I would say yes and certainly for people with dysarthria because the aid is programmed to recognize and interpret speech in a personalized way. So long as people are reasonably consistent in how they say things, the aid should be useful to them.
People don't have to be absolutely consistent in their speech as the issue of recognizing speech variability was addressed during the technical development of VIVOCA, although the system may fail to recognize speech in cases of severe impairment and significant variability. However, it is very rare that we cannot find a way to recognize the speech.
What stage of development is VIVOCA currently at and what still needs to be done in order to bring it to market?
As far as I can see, VIVOCA is ready for marketing. We have actually produced the software in a way that is compatible with the industry standards for software. We have been working with a commercial organization that produced the hardware for the device.
In order to bring it to market, we just need a company who can see the potential of this device and actually make it and sell it.
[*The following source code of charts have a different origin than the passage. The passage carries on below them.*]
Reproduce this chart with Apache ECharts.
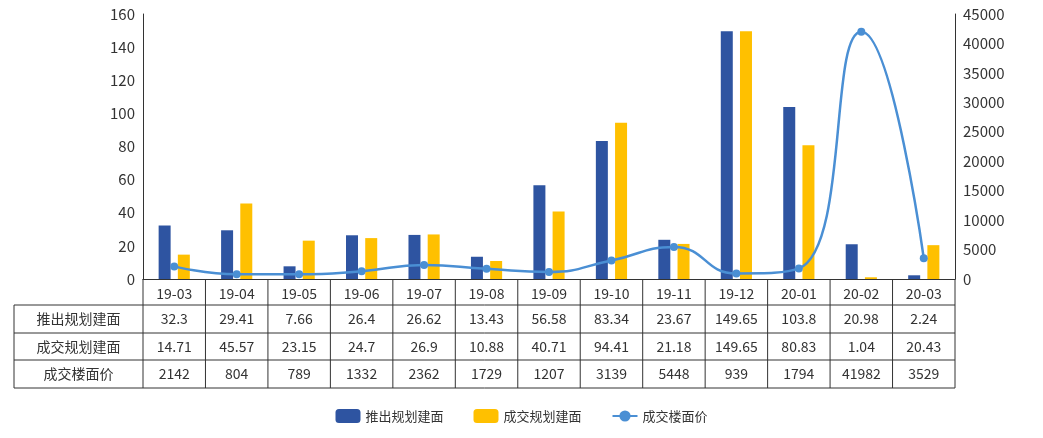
<!DOCTYPE html>
<html><head><meta charset="utf-8">
<script src="https://cdn.jsdelivr.net/npm/echarts@6/dist/echarts.min.js"></script>
<style>html,body{margin:0;padding:0;background:#fff}#c{width:1043px;height:438px}</style>
</head><body><div id="c"></div>
<script>
const categories=['19-03','19-04','19-05','19-06','19-07','19-08','19-09','19-10','19-11','19-12','20-01','20-02','20-03'];
const launched=[32.3,29.41,7.66,26.4,26.62,13.43,56.58,83.34,23.67,149.65,103.8,20.98,2.24];
const traded=[14.71,45.57,23.15,24.7,26.9,10.88,40.71,94.41,21.18,149.65,80.83,1.04,20.43];
const price=[2142,804,789,1332,2362,1729,1207,3139,5448,939,1794,41982,3529];
const launchedText=['32.3','29.41','7.66','26.4','26.62','13.43','56.58','83.34','23.67','149.65','103.8','20.98','2.24'];
const tradedText=['14.71','45.57','23.15','24.7','26.9','10.88','40.71','94.41','21.18','149.65','80.83','1.04','20.43'];
const names=['推出规划建面','成交规划建面','成交楼面价'];
const F='"Noto Sans CJK SC", "Noto Sans", sans-serif';
const chart=echarts.init(document.getElementById('c'));
chart.setOption({
  animation:false,
  textStyle:{fontFamily:F},
  grid:{left:143,right:88,top:14,bottom:159},
  legend:{bottom:10,left:'center',itemGap:30,textStyle:{fontSize:13,color:'#333',fontFamily:F},data:names},
  xAxis:{type:'category',data:categories,axisTick:{show:false},
    axisLine:{lineStyle:{color:'#333'}},axisLabel:{fontSize:14,color:'#333',margin:8,fontFamily:F}},
  yAxis:[{type:'value',min:0,max:160,interval:20,splitLine:{show:false},axisLine:{show:true,lineStyle:{color:'#333'}},axisLabel:{fontSize:15,color:'#333'}},
    {type:'value',min:0,max:45000,interval:5000,splitLine:{show:false},axisLine:{show:true,lineStyle:{color:'#333'}},axisLabel:{fontSize:15,color:'#333',formatter:v=>String(v)}}],
  series:[
    {name:names[0],type:'bar',data:launched,barWidth:12,barGap:'60%',itemStyle:{color:'#2E54A1'}},
    {name:names[1],type:'bar',data:traded,barWidth:12,itemStyle:{color:'#FFC000'}},
    {name:names[2],type:'line',yAxisIndex:1,data:price,smooth:true,symbol:'circle',symbolSize:8,lineStyle:{color:'#4A8FD4',width:2.5},itemStyle:{color:'#4A8FD4'}}
  ]
});
const rows=[launchedText,tradedText,price.map(String)];
const x0=chart.convertToPixel({xAxisIndex:0},0), x1=chart.convertToPixel({xAxisIndex:0},1);
const cw=x1-x0, left=x0-cw/2, right=left+cw*categories.length;
const yb=chart.convertToPixel({yAxisIndex:0},0);
const rh=[26,28,27,28];
let ys=[yb];rh.forEach(h=>ys.push(ys[ys.length-1]+h));
const tableLeft=14;
const els=[];
const ls={stroke:'#333',lineWidth:1};
for(let r=1;r<=4;r++)els.push({type:'line',shape:{x1:tableLeft,y1:ys[r],x2:right,y2:ys[r]},style:ls});
els.push({type:'line',shape:{x1:tableLeft,y1:ys[1],x2:tableLeft,y2:ys[4]},style:ls});
for(let i=0;i<=categories.length;i++)els.push({type:'line',shape:{x1:left+i*cw,y1:ys[0],x2:left+i*cw,y2:ys[4]},style:ls});
for(let r=0;r<3;r++){
  const cy=(ys[r+1]+ys[r+2])/2;
  els.push({type:'text',x:(tableLeft+left)/2,y:cy,style:{text:names[r],fontSize:14,fill:'#333',align:'center',verticalAlign:'middle',fontFamily:F}});
  rows[r].forEach((t,i)=>els.push({type:'text',x:left+(i+0.5)*cw,y:cy,style:{text:t,fontSize:14,fill:'#333',align:'center',verticalAlign:'middle',fontFamily:F}}));
}
chart.setOption({graphic:els});
</script></body></html>
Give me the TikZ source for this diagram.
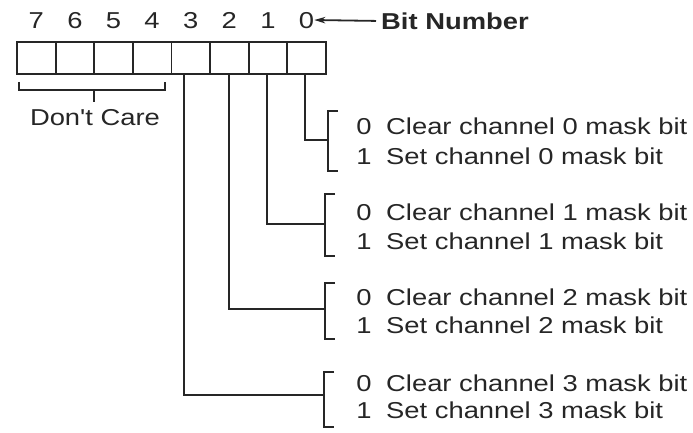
\documentclass[tikz,border=0pt]{standalone}
\usepackage{fontspec}
\setmainfont{Liberation Sans}[FakeStretch=1.19, Ligatures=TeXOff]
\usetikzlibrary{arrows.meta}
\definecolor{ink}{RGB}{38,38,38}
\begin{document}
\begin{tikzpicture}[x=1pt,y=-1pt,
  every node/.style={font=\fontsize{23}{28}\selectfont, text=ink, inner sep=0pt},
  cell/.style={draw=ink, line width=1.8pt, minimum width=38.6pt, minimum height=32pt},
  ln/.style={draw=ink, line width=1.8pt},
  bitnum/.style={text height=16.5pt, text depth=0pt},
  desc/.style={anchor=west, text height=16.5pt, text depth=0pt},
  dig/.style={text height=16.5pt, text depth=0pt}]
\useasboundingbox (0,0) rectangle (693,433);
% register cells
\foreach \i/\x in {7/36.3,6/74.9,5/113.5,4/152.1,3/190.7,2/229.3,1/267.9,0/306.5}{
  \node[cell] (c\i) at (\x,58) {};
  \node[bitnum] (n\i) at (\x,20) {\i};
}
\node[font=\fontsize{23}{28}\selectfont\bfseries, anchor=west, text height=16.5pt, text depth=0pt] (bn) at (381,21) {Bit Number};
\draw[ln, -{Stealth[length=11pt,width=6.5pt]}, shorten <=5pt] (bn.west) -- (n0.east);
% Don't care
\node (dc) at (95,118) {Don't Care};
\coordinate (dcm) at (94,90);
\draw[ln] (19,82) -- (19,90) -- (165,90) -- (165,82);
\draw[ln] (dcm) -- (94,102);
% bracket join points
\coordinate (g0) at (328,140);
\coordinate (g1) at (325,224);
\coordinate (g2) at (325,309);
\coordinate (g3) at (324,395);
% connectors
\draw[ln] (305,74) |- (g0);
\draw[ln] (267,74) |- (g1);
\draw[ln] (229,74) |- (g2);
\draw[ln] (184,74) |- (g3);
% brackets
\draw[ln] (338,111) -- (328,111) -- (328,171) -- (338,171);
\draw[ln] (335,194) -- (325,194) -- (325,256) -- (335,256);
\draw[ln] (335,283) -- (325,283) -- (325,339) -- (335,339);
\draw[ln] (334,372) -- (324,372) -- (324,427) -- (334,427);
% texts
\foreach \k/\ya/\yb in {0/126/156,1/212/241,2/297/325,3/383/410}{
  \node[dig] (z\k) at (364,\ya) {0};
  \node[dig] (o\k) at (364,\yb) {1};
  \node[desc] (t\k a) at (386,\ya) {Clear channel \k\ mask bit};
  \node[desc] (t\k b) at (386,\yb) {Set channel \k\ mask bit};
}
\end{tikzpicture}
\end{document}
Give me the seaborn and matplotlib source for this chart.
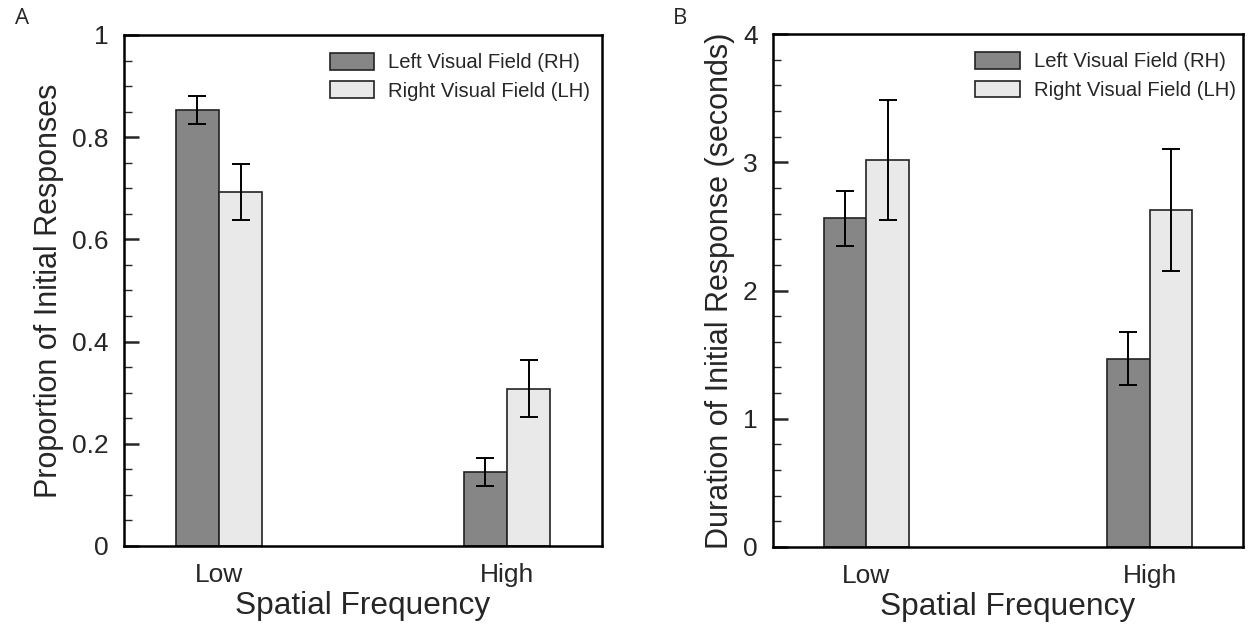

What excites you most about your work on VIVOCA?
What excites me the most is seeing people actually benefit from using VIVOCA: seeing the faces of people who usually have difficulty getting their message across using it and then finding they can communicate in a way that they couldn’t before.
Sometimes, people are even delighted just on realising that the machine can recognize what they are saying, because often they have had a lifetime of their speech not being recognized and suddenly having a machine being able to do so can be quite a lift for them in itself. That’s before they even see the next effect, of their input being translated into clear output speech.
I am excited by the fact that it may be the right way for some people with speech impairments to communicate.
What are your plans for the future?
We are in the middle of evaluating the device for a number of people who will be using it, in their own homes and in their everyday lives. If that works out well, then we are hoping to have discussions with some companies to see whether they would be interested in taking this forward to the market.
Hopefully, one of them will take this up and be able to sell it so it will be available worldwide to the people who might need it.
What do you think the future holds for people with impaired speech?
I think that in terms of these types of speech recognition technologies, we are making great progress. Usually, speech recognition technology is only targeted at those with standard speech. The commercial products out there that are becoming more widespread such as speech recognition systems on mobile phones are not suitable for people with very impaired speech.
The sorts of advances that we’re making here in Sheffield and also that people are making in several centres around the world, will mean that speech recognition becomes a reality for people with impaired speech in the future. We will be able to recognize their speech without needing much training because speech recognition aids will be able to simply adapt to people’s speech, which will be more convenient for people in the future.
Where can readers find more information?
http://www.catch.org.uk/
About Professor Mark Hawley
Mark Hawley is Professor of Health Services Research at the University of Sheffield, UK, where he leads the Rehabilitation and Assistive Technology Research Group. He is also Honorary Consultant Clinical Scientist at Barnsley Hospital, where his Assistive Technology Team provides specialist electronic assistive technology services within Yorkshire. Over the last 20 years, he has worked as a clinician and researcher – providing, researching, developing and evaluating assistive technology, telehealth and telecare products and services for disabled people, older people and people with long-term conditions.
Mark is Director of the Centre for Assistive Technology and Connected Healthcare (CATCH) at the university. He leads a number of projects funded by the National Institute for Health Research and Technology Strategy Board, and leads the Assistive Technology theme of the Devices for Dignity Healthcare Technology Cooperative. In 2007, he was awarded the Honorary Fellowship of The Royal College of Speech and Language Therapists for his service to speech therapy research.